Kampala, Uganda | THE INDEPENDENT | Drug abuse among the youths is reported to be on the rise, leaving hundreds of teenagers struggling with substance use disorders, some of which affect their mental and physical abilities.
According to rehabilitation expert, Richard Muhangi of Recovery Solutions Treatment and Counseling Centre in Kampala, many teenagers are struggling with substance use in communities, homes and schools. He said that 53 per cent of admissions at the centre are persons aged between 17 and 22 who are addicted to substances.
The counsellors have indicated that more youth including students from the age of 16 – 22 were more exposed to drugs and other substances during the lockdown which was announced in March 2020, as a measure to control the spread of coronavirus disease. During the time, schools were closed and more than 15 million learners were sent home.
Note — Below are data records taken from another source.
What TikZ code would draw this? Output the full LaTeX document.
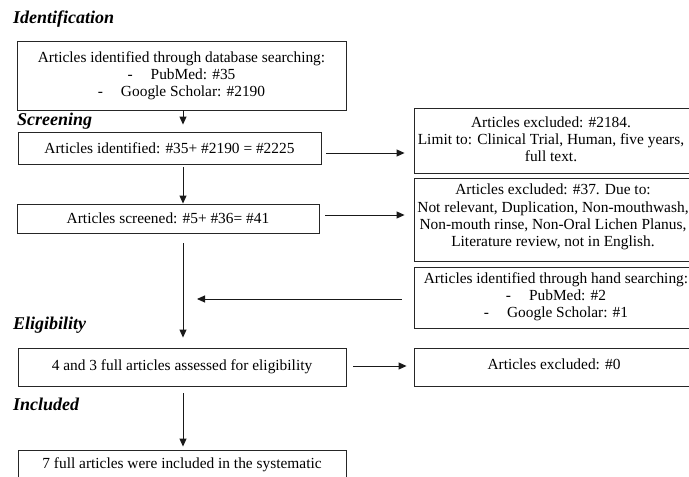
\documentclass[tikz,border=0pt]{standalone}
\usepackage{fontspec}
\setmainfont{Liberation Serif}
\usetikzlibrary{arrows.meta}
\begin{document}
\begin{tikzpicture}[x=1pt,y=-1pt,
 box/.style={draw=black!85,line width=0.9pt,inner sep=0pt,align=center,font=\fontsize{15.4}{17.2}\selectfont},
 txt/.style={inner sep=0pt,align=center,font=\fontsize{15.4}{17.2}\selectfont},
 head/.style={inner sep=0pt,anchor=base west,font=\fontsize{18}{20}\selectfont\bfseries\itshape},
 arr/.style={line width=0.9pt,draw=black!90,-{Triangle[length=8pt,width=7pt]}}]
\useasboundingbox (0,0) rectangle (689,477);
\clip (0,0) rectangle (689,477);

\node[head] (h1) at (13,23) {Identification};
\node[head] (h2) at (17,125) {Screening};
\node[head] (h3) at (13,329) {Eligibility};
\node[head] (h4) at (13,410) {Included};

\node[box,minimum width=329pt,minimum height=69pt] (A) at (181.5,75.5)
  {Articles identified through database searching:\\-\hspace{18pt}PubMed: \#35\\-\hspace{18pt}Google Scholar: \#2190};
\node[box,minimum width=303pt,minimum height=32pt] (B) at (169.5,148)
  {Articles identified: \#35+ \#2190 = \#2225};
\node[box,minimum width=302pt,minimum height=29pt] (C) at (168,218.5)
  {Articles screened: \#5+ \#36= \#41};
\node[box,minimum width=328pt,minimum height=38pt] (D) at (182,367)
  {4 and 3 full articles assessed for eligibility};
\node[box,minimum width=328pt,minimum height=60pt] (E) at (182,480) {};
\node[txt] (Et) at (182,465) {7 full articles were included in the systematic};

\node[box,minimum width=286pt,minimum height=65pt] (R1) at (557,140.5) {};
\node[txt] (R1t) at (551,139) {Articles excluded: \#2184.\\Limit to: Clinical Trial, Human, five years,\\full text.};
\node[box,minimum width=286pt,minimum height=83pt] (R2) at (557,219.5) {};
\node[txt] (R2t) at (553,217) {Articles excluded: \#37. Due to:\\Not relevant, Duplication, Non-mouthwash,\\Non-mouth rinse, Non-Oral Lichen Planus,\\Literature review, not in English.};
\node[box,minimum width=286pt,minimum height=61pt] (R3) at (557,297.5) {};
\node[txt] (R3t) at (556,297) {Articles identified through hand searching:\\-\hspace{18pt}PubMed: \#2\\-\hspace{18pt}Google Scholar: \#1};
\node[box,minimum width=286pt,minimum height=38pt] (R4) at (557,367) {};
\node[txt] (R4t) at (554,364) {Articles excluded: \#0};

\coordinate (sp) at (183,0);
\draw[arr,shorten >=7pt] (sp |- A.south) -- (sp |- B.north);
\draw[arr,shorten <=3pt] (sp |- B.south) -- (sp |- C.north);
\draw[arr,shorten <=10pt,shorten >=10pt] (sp |- C.south) -- (sp |- D.north);
\draw[arr,shorten <=7pt,shorten >=3pt] (sp |- D.south) -- (sp |- E.north);
\draw[arr,shorten <=5pt,shorten >=9pt] ([yshift=-5pt]B.east) -- ([yshift=-5pt]B.east -| R1.west);
\draw[arr,shorten <=6pt,shorten >=9pt] ([yshift=3.5pt]C.east) -- ([yshift=3.5pt]C.east -| R2.west);
\draw[arr,shorten <=12pt,shorten >=14pt] ([yshift=-1.5pt]R3.west) -- ([yshift=-1.5pt]R3.west -| sp);
\draw[arr,shorten <=7pt,shorten >=7pt] ([yshift=1pt]D.east) -- ([yshift=1pt]D.east -| R4.west);
\end{tikzpicture}
\end{document}
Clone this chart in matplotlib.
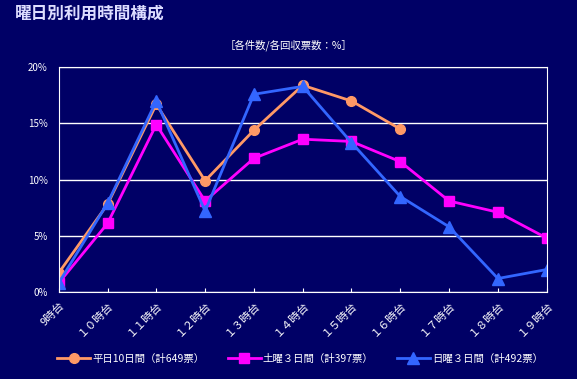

Out of boredom and lengthy hours of idling many were introduced to either one or more drugs that include inhalant substances, synthetic drugs, cocaine, tik, tobacco and alcohol. The counsellors also found that glue, detergent, nail polish, chalk, fumes, and marijuana, among others, were used by some youths to concoct substances that helped them to become ‘high’. Muhangi acknowledges that many of the youths got used to the drugs after frequent use.
Muhangi says that the inhalants can cause damage to the heart, kidneys, brain, liver, born marrow, and other organs of the body. Research shows that inhalants, also known as laughing gas, or boppers, starve the body of oxygen and force the heart to beat irregularly and more rapidly, sometimes resulting in nosebleeds, damage to the lungs and immune system.
Muhangi says that a number of the admitted youths reported emotional, physical and internal body damages
Joram Mugalu, another counsellor who is currently working with youths at Recovery Solutions, told URN that the lockdown changed the category of people visiting the centre from adults who were struggling with alcohol abuse, to an overwhelming number of youths, struggling to deal with drug and substance abuse.
Paul Waluya, a counsellor says that he has personally handled 18 cases of people battling substance abuse, since June last year. Of these 11 are teenagers, seven of whom have successfully returned to school after being handled therapeutically while two of their colleagues relapsed in abusing the same substance and another two did not complete the therapy before losing contact with the counselling team.
Josephine Afaayo, the Executive Director of Fight Drug Abuse (FDA), an organization that rehabilitates victims of drug abuse says that hundreds of young people, especially boys are suffering from persistent use of inhalants because they are accessible to them. She said some teens as young as 11 are taking inhalants stuffed in their neckties or marker pens and could be consumed covertly even in safe environments such as schools, where rules and regulations don’t permit consumed drug abuse.
‘Teenagers, even in schools out of a need to find the unknown, try to taste or use these drugs mainly inhalants. Once they continue, abusing the drug they become dependent and sometimes addicted to it. They take them in any environment such as toilets or dark corners but sometimes they covert inhalants inside their ties or marker pens as a cover-up,’ Afaayo told URN.
According to a report by the National Institute of Drug Abuse, 25 per cent of mental cases in Uganda are due to drug abuse. It is said to be responsible for more accidents, crime, health problems and violence. A male youth who spoke on condition of anonymity but recovered from drug use said he used to take substances to ‘feel good and relax.’